One evening as the young wife was upstairs, her friend who was visiting, came on to the wife's husband. He had been out drinking with the boys, and came home very inebriated.  They were found in a compromising position in the couple's family room by the wife.  The young husband begged to be forgiven.  He insisted that he had no idea what had happened, that he had blacked out.  He went to counseling, he pleaded for another chance.  His devotion and love for the wife and son had never been in question, but there was no forgiveness to be given for his stupid, drunken, one-time action.  A divorce was quickly processed, leaving the young son to miss day to day interactions with his dad, and the young wife to take on the tasks of a single working mother.  Both set of parents were devastated by the divorce.  More than three years later, both remain single, and from all accounts they still love each other.  And the girlfriend, unscathed, is still coming on to other women's husbands.

A colleague of mine experienced a bitter divorce more than 11 years ago.  Although a good number of years have passed, a remarriage to a wonderful woman, neither years nor new love have lessened his resentment towards his first wife.  Whenever his grown children relay to him some "insensitive" action of their mom towards them, he is on a rant again.  His former wife lives 1800 miles away, but still has the ability to rile him.  When is he going to let go and appreciate that it was best that this unhealthy marriage ended?  His ongoing resentment only affects him, and his relationship with his new wife.  The ex-wife feels no pain from his words or emotions.

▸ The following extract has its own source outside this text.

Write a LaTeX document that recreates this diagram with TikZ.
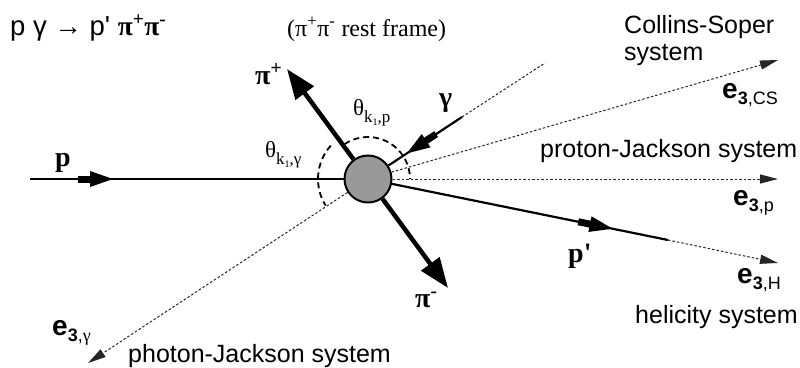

One very personal example of ongoing "non-forgiveness" comes via my mother.  For over 50 years, she has lamented the 20 years that my dad served in the Navy.  Every three years, he would be out at sea for nine months.  No doubt, and I do remember, it was a difficult and lonely time for her.  It could be said that she was the first of what is now classified as "single moms."  Technically she wasn't divorced, but trying to keep all the balls in the air: finances, parenting, maintaining a home but for nine months.  We all survived those years, grew up to have careers, marry, bestow grandchildren on them, and, I even volunteer for the USO!  So here we are, five decades later, and my mother is still expressing unhappiness at the "years lost" due to my dad's career choice.  She makes it clear my dad was to blame for what was, and continues to be, an arduous time for her.   

Forgiveness in each of these examples seems to be difficult for those involved.  The gain from being able to forgive in each situation is worth their efforts.  In each example, the harboring of past resentments is preventing each person a happier existence.  Of the nine couples whom I interviewed for my book, Successful Second Marriages, I noted only three persons who were continuing to have ill feelings towards former spouses.  Those who have chosen to forgive former spouses have discovered the following: holding onto your anger, your animosity, and your resentment only comes back on you, causing emotional and physical discomfort for you, decreasing the quality of your life.  

Your offender, most likely, could care less.